Berenson knew that Raphael ranked alongside Titian in Isabella’s estimation and he was determined to acquire works for her by the artist. When nothing was available, he had warned her: ‘Remember that Raphael is not a great painter in the sense that Titian or Veronese or Velázquez or Reubens are’. This did nothing to dampen Isabella’s desire to acquire a work by Raphael and Berenson’s derogatory verdict changed dramatically when his Portrait of Tommaso Inghirami appeared on the market.
He described the Raphael portrait, in a letter dated January 1898: ‘Well, if I had been asked what in the whole range of art seemed hardest to acquire I should have said a portrait of any kind by Raphael.’ Isabella was only too willing to oblige, and the portrait was to form the centrepiece of the Raphael Room on the second floor of the museum at Fenway. It was joined by his Pietà, the predella panel to his Colonna altarpiece. Berenson argued: ‘you can get the little gem for £5,000 … There will be no other chance in our life-times if ever to acquire a first-rate Raphael, at such a price.’ He was also happy to boast of his own good judgement, denigrating the Colonna altarpiece (Metropolitan Museum), purchased by the fabulously wealthy John Pierpont Morgan, ‘the one I urged you not to buy – is exhibited in London at the Old Masters, and critics, I am happy to note, are pretty well agreed about its worthlessness’.
Isabella’s passion for Raphael reflected the artist’s continuing popularity as the most sought after of all Old Masters. The Ansidei Madonna was bought by the National Gallery at the Blenheim Palace sale in 1885 for £70,000 ($350,000), an incredibly large sum at that date.
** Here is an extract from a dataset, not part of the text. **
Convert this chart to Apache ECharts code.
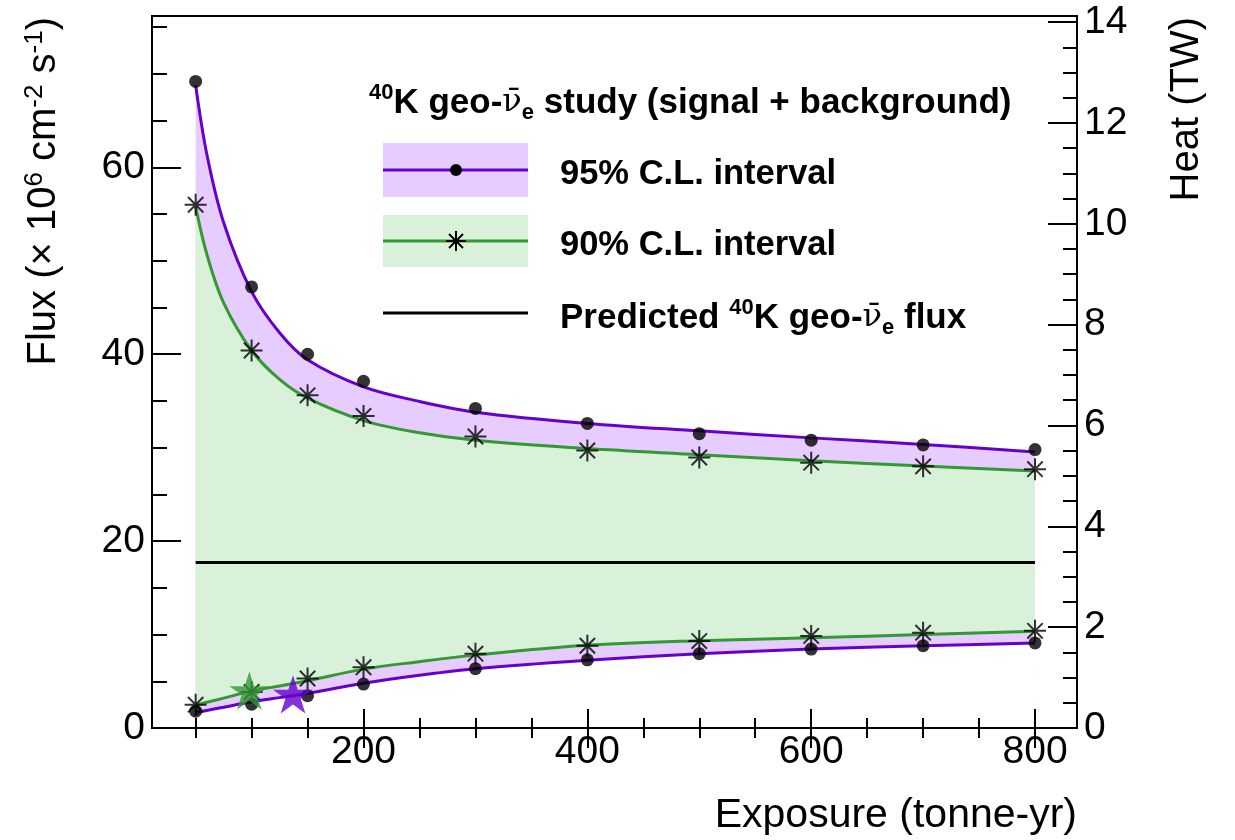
<!DOCTYPE html>
<html>
<head>
<meta charset="utf-8">
<script src="https://cdn.jsdelivr.net/npm/echarts@6/dist/echarts.min.js"></script>
<style>
  html, body { margin: 0; padding: 0; background: #fff; }
  #chart { width: 1235px; height: 840px; }
</style>
</head>
<body>
<div id="chart"></div>
<script>
// Exposure values (tonne-yr) of the pseudo-experiment points
const exposure = [50, 100, 150, 200, 300, 400, 500, 600, 700, 800];
// Interval limits at each exposure (x 10^6 cm^-2 s^-1)
const upper95Points = [69.2, 47.2, 40.0, 37.1, 34.2, 32.6, 31.5, 30.8, 30.3, 29.8];
const upper90Points = [56.0, 40.4, 35.6, 33.4, 31.2, 29.7, 28.95, 28.4, 28.0, 27.7];
const lower90Points = [2.5, 3.85, 5.3, 6.5, 7.95, 8.8, 9.3, 9.85, 10.2, 10.4];
const lower95Points = [1.8, 2.55, 3.45, 4.7, 6.35, 7.3, 7.95, 8.45, 8.8, 9.1];

// Fitted interval curves
const curveExposure = [50, 60, 75, 100, 125, 150, 200, 250, 300, 400, 500, 600, 700, 800];
const upper95Curve = [68.8, 61.4, 54.1, 46.7, 42.3, 39.4, 36.5, 34.95, 33.8, 32.6, 31.8, 31.05, 30.35, 29.55];
const upper90Curve = [55.8, 50.7, 45.5, 40.4, 37.3, 35.3, 32.9, 31.6, 30.8, 29.9, 29.25, 28.6, 28.05, 27.5];
const lower90Curve = [2.43, 2.75, 3.2, 3.95, 4.5, 5.05, 6.3, 7.1, 7.8, 8.85, 9.35, 9.65, 10.0, 10.35];
const lower95Curve = [1.65, 1.88, 2.22, 2.8, 3.25, 3.7, 4.8, 5.65, 6.35, 7.25, 7.95, 8.45, 8.8, 9.1];

// Predicted 40K geo-antineutrino flux and the exposure range it spans
const predictedFlux = 17.7;
const predictedRange = [50, 800];

// Discovery markers [exposure, flux]
const marker90 = [98, 4.0];
const marker95 = [137, 3.6];

// Axis ranges and ticks
const exposureRange = [11, 837.5];
const fluxMax = 76.2;
const heatMax = 14.12;
const exposureMajorTicks = [200, 400, 600, 800];
const exposureMinorTicks = [50, 100, 150, 250, 300, 350, 450, 500, 550, 650, 700, 750];
const fluxMajorTicks = [0, 20, 40, 60];
const fluxMinorTicks = [5, 10, 15, 25, 30, 35, 45, 50, 55, 65, 70, 75];
const heatMajorTicks = [0, 2, 4, 6, 8, 10, 12, 14];
const heatMinorTicks = [0.5, 1, 1.5, 2.5, 3, 3.5, 4.5, 5, 5.5, 6.5, 7, 7.5, 8.5, 9, 9.5, 10.5, 11, 11.5, 12.5, 13, 13.5];

const PURPLE = '#6600cc';
const PURPLE_FILL = '#e6ccff';
const GREEN = '#339933';
const GREEN_FILL = '#d9f1d9';
const FONT = 'Liberation Sans, Arial, Helvetica, sans-serif';

const pairs = (xs, ys) => xs.map((x, i) => [x, ys[i]]);

// asterisk marker: + and x overlaid
const asteriskPath = 'path://M10,0L10,20M0,10L20,10M3,3L17,17M3,17L17,3';
// five-pointed filled star
function starPath() {
  let d = '';
  for (let i = 0; i < 10; i++) {
    const a = (-90 + i * 36) * Math.PI / 180;
    const r = i % 2 ? 3.82 : 10;
    d += (i ? 'L' : 'M') + (10 + r * Math.cos(a)).toFixed(3) + ',' + (10 + r * Math.sin(a)).toFixed(3);
  }
  return 'path://' + d + 'Z';
}

function xAxisDef(position, major, length, withLabels) {
  return {
    type: 'value', position: position, z: 10,
    min: exposureRange[0], max: exposureRange[1],
    axisLine: { show: false },
    splitLine: { show: false },
    axisTick: { show: true, inside: true, length: length, customValues: major,
                lineStyle: { color: '#000', width: 2 } },
    axisLabel: withLabels ? { show: true, customValues: major, margin: 5, color: '#000',
                fontSize: 39, fontFamily: FONT } : { show: false }
  };
}
function yAxisDef(position, max, ticks, length, withLabels, margin) {
  return {
    type: 'value', position: position, min: 0, max: max, z: 10,
    axisLine: { show: false },
    splitLine: { show: false },
    axisTick: { show: true, inside: true, length: length, customValues: ticks,
                lineStyle: { color: '#000', width: 2 } },
    axisLabel: withLabels ? { show: true, customValues: ticks, margin: margin, color: '#000',
                fontSize: 39, fontFamily: FONT } : { show: false }
  };
}

// bands are painted as stacked layers, each filled down to the axis
const areaLayer = (name, values, fill) => ({
  type: 'line', name: name, smooth: 0.35, showSymbol: false, silent: true, z: 1,
  data: pairs(curveExposure, values),
  lineStyle: { width: 0, opacity: 0 },
  areaStyle: { color: fill, opacity: 1, origin: 'start' }
});
const curve = (name, values, color) => ({
  type: 'line', name: name, smooth: 0.35, showSymbol: false, silent: true, z: 2,
  data: pairs(curveExposure, values),
  lineStyle: { color: color, width: 3 }
});

// rich-text styles for the legend (bold body, superscript mass number, nu-bar, subscript e)
const legendRich = (size) => ({
  b: { fontSize: size, fontWeight: 'bold', fontFamily: FONT, lineHeight: size + 7 },
  s: { fontSize: Math.round(size * 0.64), fontWeight: 'bold', fontFamily: FONT, verticalAlign: 'top' },
  n: { fontSize: size - 3, fontFamily: 'DejaVu Serif, Liberation Serif, serif', lineHeight: size + 7 },
  e: { fontSize: Math.round(size * 0.64), fontWeight: 'bold', fontFamily: FONT, verticalAlign: 'bottom' }
});

const legendZ = 100;
const option = {
  animation: false,
  backgroundColor: '#fff',
  grid: { left: 152, right: 158, top: 16, bottom: 112, show: true, z: 10,
          borderColor: '#000', borderWidth: 2, backgroundColor: 'transparent' },
  xAxis: [
    xAxisDef('bottom', exposureMajorTicks, 19, true),
    xAxisDef('bottom', exposureMinorTicks, 10, false),
    xAxisDef('top', exposureMajorTicks, 20, false),
    xAxisDef('top', exposureMinorTicks, 10, false)
  ],
  yAxis: [
    yAxisDef('left', fluxMax, fluxMajorTicks, 29, true, 7),
    yAxisDef('left', fluxMax, fluxMinorTicks, 15, false, 0),
    yAxisDef('right', heatMax, heatMajorTicks, 29, true, 7),
    yAxisDef('right', heatMax, heatMinorTicks, 14, false, 0)
  ],
  series: [
    areaLayer('upper 95% fill', upper95Curve, PURPLE_FILL),
    areaLayer('upper 90% fill', upper90Curve, GREEN_FILL),
    areaLayer('lower 90% fill', lower90Curve, PURPLE_FILL),
    areaLayer('lower 95% fill', lower95Curve, '#ffffff'),
    curve('95% lower', lower95Curve, PURPLE),
    curve('95% upper', upper95Curve, PURPLE),
    curve('90% lower', lower90Curve, GREEN),
    curve('90% upper', upper90Curve, GREEN),
    // predicted flux
    { type: 'line', name: 'predicted', silent: true, showSymbol: false, z: 2,
      data: [[predictedRange[0], predictedFlux], [predictedRange[1], predictedFlux]],
      lineStyle: { color: '#000', width: 3 } },
    // interval points
    { type: 'scatter', name: '95% points', z: 3, symbol: 'circle', symbolSize: 13,
      itemStyle: { color: '#000' },
      data: pairs(exposure, upper95Points).concat(pairs(exposure, lower95Points)) },
    { type: 'scatter', name: '90% points', z: 3, symbol: asteriskPath, symbolSize: 22,
      itemStyle: { color: 'rgba(0,0,0,0)', borderColor: '#000', borderWidth: 2 },
      data: pairs(exposure, upper90Points).concat(pairs(exposure, lower90Points)) },
    // discovery markers
    { type: 'scatter', name: '90% marker', z: 4, symbol: starPath(), symbolKeepAspect: true, symbolSize: 40,
      itemStyle: { color: GREEN }, data: [marker90] },
    { type: 'scatter', name: '95% marker', z: 4, symbol: starPath(), symbolKeepAspect: true, symbolSize: 40,
      itemStyle: { color: PURPLE }, data: [marker95] }
  ],
  graphic: [
    // axis titles
    { type: 'text', x: 1077, y: 816, silent: true, z: legendZ,
      style: { text: 'Exposure (tonne-yr)', fontSize: 41, fontFamily: FONT, fill: '#000',
               align: 'right', verticalAlign: 'middle' } },
    { type: 'text', x: 44, y: 17, rotation: Math.PI / 2, silent: true, z: legendZ,
      style: { text: '{m|Flux (× 10}{s|6}{m| cm}{s|-2}{m| s}{s|-1}{m|)}', fill: '#000',
               align: 'right', verticalAlign: 'middle',
               rich: { m: { fontSize: 40, fontFamily: FONT, lineHeight: 44 },
                       s: { fontSize: 26, fontFamily: FONT, verticalAlign: 'top' } } } },
    { type: 'text', x: 1187, y: 17, rotation: Math.PI / 2, silent: true, z: legendZ,
      style: { text: 'Heat (TW)', fontSize: 40, fontFamily: FONT, fill: '#000',
               align: 'right', verticalAlign: 'middle' } },
    // legend
    { type: 'text', x: 369, y: 103, silent: true, z: legendZ,
      style: { text: '{s|40}{b|K geo-}{n|ν̄}{e|e}{b| study (signal + background)}', fill: '#000',
               align: 'left', verticalAlign: 'middle', rich: legendRich(35) } },
    { type: 'rect', silent: true, z: legendZ, shape: { x: 383, y: 143, width: 145, height: 54 }, style: { fill: PURPLE_FILL } },
    { type: 'line', silent: true, z: legendZ, shape: { x1: 383, y1: 170, x2: 528, y2: 170 }, style: { stroke: PURPLE, lineWidth: 3 } },
    { type: 'circle', silent: true, z: legendZ, shape: { cx: 456, cy: 170, r: 6 }, style: { fill: '#000' } },
    { type: 'text', x: 560, y: 174, silent: true, z: legendZ,
      style: { text: '95% C.L. interval', fontSize: 34.5, fontWeight: 'bold', fontFamily: FONT, fill: '#000',
               align: 'left', verticalAlign: 'middle' } },
    { type: 'rect', silent: true, z: legendZ, shape: { x: 383, y: 215, width: 145, height: 52 }, style: { fill: GREEN_FILL } },
    { type: 'line', silent: true, z: legendZ, shape: { x1: 383, y1: 241, x2: 528, y2: 241 }, style: { stroke: GREEN, lineWidth: 3 } },
    { type: 'line', silent: true, z: legendZ, shape: { x1: 456, y1: 231, x2: 456, y2: 251 }, style: { stroke: '#000', lineWidth: 2 } },
    { type: 'line', silent: true, z: legendZ, shape: { x1: 446, y1: 241, x2: 466, y2: 241 }, style: { stroke: '#000', lineWidth: 2 } },
    { type: 'line', silent: true, z: legendZ, shape: { x1: 449, y1: 234, x2: 463, y2: 248 }, style: { stroke: '#000', lineWidth: 2 } },
    { type: 'line', silent: true, z: legendZ, shape: { x1: 449, y1: 248, x2: 463, y2: 234 }, style: { stroke: '#000', lineWidth: 2 } },
    { type: 'text', x: 560, y: 245, silent: true, z: legendZ,
      style: { text: '90% C.L. interval', fontSize: 34.5, fontWeight: 'bold', fontFamily: FONT, fill: '#000',
               align: 'left', verticalAlign: 'middle' } },
    { type: 'line', silent: true, z: legendZ, shape: { x1: 383, y1: 313, x2: 528, y2: 313 }, style: { stroke: '#000', lineWidth: 3 } },
    { type: 'text', x: 560, y: 318, silent: true, z: legendZ,
      style: { text: '{b|Predicted }{s|40}{b|K geo-}{n|ν̄}{e|e}{b| flux}', fill: '#000',
               align: 'left', verticalAlign: 'middle', rich: legendRich(35) } }
  ]
};

const chart = echarts.init(document.getElementById('chart'), null, { renderer: 'canvas' });
chart.setOption(option);
</script>
</body>
</html>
A generation later the Cowper Madonna was sold to Joseph Widener in 1914 for $565,000. But even this price was dwarfed by the sale of the Niccolini-Cowper Madonna to Andrew Mellon in 1928 for $875,000 (both paintings were sold by descendants of the Third Earl Cowper who bought them on the Grand Tour in Florence in the 1770s; they now hang in the National Gallery in Washington). Not content with this, when Mellon agreed to buy 20 paintings from Stalin in 1930–1, Raphael’s Alba Madonna cost $1,166,400 out of a total of $7 million.
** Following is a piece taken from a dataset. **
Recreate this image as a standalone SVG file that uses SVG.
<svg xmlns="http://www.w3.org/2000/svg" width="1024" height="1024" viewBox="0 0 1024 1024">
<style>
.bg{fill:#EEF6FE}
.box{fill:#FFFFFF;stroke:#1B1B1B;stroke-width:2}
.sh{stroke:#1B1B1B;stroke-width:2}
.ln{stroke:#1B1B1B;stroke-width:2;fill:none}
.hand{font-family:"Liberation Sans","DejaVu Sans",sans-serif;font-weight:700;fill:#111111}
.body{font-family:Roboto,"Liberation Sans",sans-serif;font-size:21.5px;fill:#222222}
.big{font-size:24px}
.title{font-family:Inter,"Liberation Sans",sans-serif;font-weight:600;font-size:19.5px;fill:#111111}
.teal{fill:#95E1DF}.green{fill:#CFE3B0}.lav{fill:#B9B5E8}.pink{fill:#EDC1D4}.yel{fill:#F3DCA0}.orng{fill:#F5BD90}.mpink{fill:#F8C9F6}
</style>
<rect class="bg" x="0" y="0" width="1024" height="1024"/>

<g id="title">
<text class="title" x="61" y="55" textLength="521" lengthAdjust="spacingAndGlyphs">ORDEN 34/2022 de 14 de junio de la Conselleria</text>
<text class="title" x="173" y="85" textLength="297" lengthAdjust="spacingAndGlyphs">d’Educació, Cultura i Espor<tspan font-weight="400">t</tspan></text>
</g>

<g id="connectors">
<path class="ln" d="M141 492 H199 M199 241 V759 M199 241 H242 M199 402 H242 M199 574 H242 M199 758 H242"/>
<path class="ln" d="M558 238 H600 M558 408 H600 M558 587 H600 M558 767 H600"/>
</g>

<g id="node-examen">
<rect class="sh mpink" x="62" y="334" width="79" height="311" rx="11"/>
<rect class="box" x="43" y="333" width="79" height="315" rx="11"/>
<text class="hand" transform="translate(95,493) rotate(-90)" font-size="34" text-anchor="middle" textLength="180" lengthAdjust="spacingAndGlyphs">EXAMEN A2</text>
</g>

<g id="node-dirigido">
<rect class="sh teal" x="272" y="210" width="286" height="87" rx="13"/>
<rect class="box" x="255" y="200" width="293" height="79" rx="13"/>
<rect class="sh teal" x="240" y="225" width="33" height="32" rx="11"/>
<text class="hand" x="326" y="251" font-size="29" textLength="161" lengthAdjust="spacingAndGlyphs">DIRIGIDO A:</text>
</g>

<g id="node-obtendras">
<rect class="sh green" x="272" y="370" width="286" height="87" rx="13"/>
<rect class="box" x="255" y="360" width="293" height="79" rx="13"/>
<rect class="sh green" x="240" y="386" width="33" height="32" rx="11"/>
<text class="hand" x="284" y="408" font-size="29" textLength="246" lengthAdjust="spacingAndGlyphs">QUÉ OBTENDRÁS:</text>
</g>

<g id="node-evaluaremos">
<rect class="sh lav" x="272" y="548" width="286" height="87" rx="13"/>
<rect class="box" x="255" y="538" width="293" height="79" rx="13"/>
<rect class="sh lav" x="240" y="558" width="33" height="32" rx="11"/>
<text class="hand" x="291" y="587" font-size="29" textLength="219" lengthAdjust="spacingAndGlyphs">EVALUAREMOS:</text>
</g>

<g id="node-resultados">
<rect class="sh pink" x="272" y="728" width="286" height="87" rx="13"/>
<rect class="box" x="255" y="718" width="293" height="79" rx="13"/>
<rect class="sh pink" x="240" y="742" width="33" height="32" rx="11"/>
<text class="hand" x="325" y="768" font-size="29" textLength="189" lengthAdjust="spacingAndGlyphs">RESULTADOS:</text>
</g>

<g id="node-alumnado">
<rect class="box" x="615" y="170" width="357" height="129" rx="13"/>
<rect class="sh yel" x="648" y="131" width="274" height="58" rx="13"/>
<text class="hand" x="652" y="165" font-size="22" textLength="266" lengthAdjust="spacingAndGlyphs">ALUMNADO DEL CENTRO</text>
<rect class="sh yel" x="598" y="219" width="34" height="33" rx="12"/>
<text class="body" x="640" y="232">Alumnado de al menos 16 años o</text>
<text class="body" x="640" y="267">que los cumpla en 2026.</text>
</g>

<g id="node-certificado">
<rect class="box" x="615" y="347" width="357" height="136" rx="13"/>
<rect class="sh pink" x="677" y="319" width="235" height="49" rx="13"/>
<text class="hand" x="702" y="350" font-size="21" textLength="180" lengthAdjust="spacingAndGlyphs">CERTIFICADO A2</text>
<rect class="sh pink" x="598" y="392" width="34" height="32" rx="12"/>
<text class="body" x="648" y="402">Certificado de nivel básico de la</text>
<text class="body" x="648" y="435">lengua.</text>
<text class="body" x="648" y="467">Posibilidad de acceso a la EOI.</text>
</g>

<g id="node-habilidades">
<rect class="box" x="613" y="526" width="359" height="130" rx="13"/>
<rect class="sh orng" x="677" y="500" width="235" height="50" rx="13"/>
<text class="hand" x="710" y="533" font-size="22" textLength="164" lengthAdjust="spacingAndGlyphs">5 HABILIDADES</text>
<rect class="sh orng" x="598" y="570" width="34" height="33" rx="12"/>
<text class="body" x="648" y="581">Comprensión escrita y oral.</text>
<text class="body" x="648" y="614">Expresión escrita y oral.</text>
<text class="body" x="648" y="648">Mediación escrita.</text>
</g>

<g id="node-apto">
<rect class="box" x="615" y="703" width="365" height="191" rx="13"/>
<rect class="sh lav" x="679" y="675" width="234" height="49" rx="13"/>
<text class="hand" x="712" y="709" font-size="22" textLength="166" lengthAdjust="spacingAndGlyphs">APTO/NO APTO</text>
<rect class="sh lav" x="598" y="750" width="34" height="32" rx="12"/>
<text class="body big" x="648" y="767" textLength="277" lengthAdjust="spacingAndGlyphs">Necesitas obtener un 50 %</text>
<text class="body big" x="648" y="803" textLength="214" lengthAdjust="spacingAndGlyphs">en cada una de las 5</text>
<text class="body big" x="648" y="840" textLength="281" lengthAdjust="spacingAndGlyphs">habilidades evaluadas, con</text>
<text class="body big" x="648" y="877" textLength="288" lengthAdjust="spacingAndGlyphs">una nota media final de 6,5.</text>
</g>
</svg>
Berenson could now claim that Isabella was the proud possessor of a group of paintings that ‘all the European collections could envy’. The Raphaels were exceptional paintings, but Isabella was, in general, becoming more discriminating in her taste. This was mainly due to financial reasons. As she described it in a letter to Berenson on 8 February 1897 when rejecting a portrait by George Romney: ‘It is a question of money – I am now forced to buy only the Greatest things in the world, because they are the only ones I can afford to go into debt for … Europa and Philip and Van Dyck have drowned me in a Sea of debt.’ In rejecting the Romney, Isabella was going against the trend. Glamorous British portraits were becoming all the rage with American collectors and consequently fetching enormous prices. Morgan paid £30,000 ($150,000) for Gainsborough’s Portrait of Georgiana, Duchess of Devonshire in 1901 but confessed: ‘If the truth [about the price] came out, I might be considered a candidate for the lunatic asylum’. Twenty years later British portraits were still in fashion, Henry Huntington
paying $728,800 for Gainsborough’s Blue Boy in 1921.
Isabella was unable to compete with these enormous prices; she lamented to Berenson the constrictions placed on her spending power:
The income of mine was all very well until I began to buy big things. The purchase of Europa and the Bull was the 1st time I had to dip into the capital. And since then those times have steadily multiplied … Probably much of the misunderstanding comes from the way I spend my money. I fancy I am the only living American who puts everything into works of art and music; I mean, instead of into show, and meat and drink.
She was, however, willing to forego some luxuries, writing in her most flirtatious fashion: ‘You would laugh to see me. I haven’t had one new frock for a year.’
Isabella was happy to joke about her financial affairs with Berenson but her husband Jack was less amused. He was suspicious of Berenson’s financial probity, and it was under Jack’s influence that she confided to her adviser: ‘They say (there seem to be many) that you have been dishonest in your money dealings with people who have bought pictures.’ The niggling feeling that Jack was right lingered on after her husband’s death in December 1898. When Bernard offered her Holbein’s portraits of Sir William and Lady Butts the next year, she wrote to him: ‘Tell me exactly what you paid for the Holbeins. I have a most singular letter from the owners. I am afraid something is wrong with the transaction … It looks as if it might be a question for the law courts.’
The sober tone of this letter convinced Berenson that he must be careful in future. When he contacted Isabella with news that another major Titian was coming on to the market, he offered to lower his 5 per cent commission. The painting in question was Sacred and Profane Love, widely considered the most beautiful of Titian’s early works, and a painting worthy to hang alongside the Rape of Europa. When Berenson heard news in July 1899 that the Borghese family in Rome was considering selling it, he hastened to convince Isabella that it would be ‘a title of glory in one’s life-time, and of immortality thereafter’. He then proceeded to tell her that the painting was on sale for ‘about 818,169 dollars’ (the word ‘about’ speaks volumes for Berenson’s financial dealings as a picture dealer).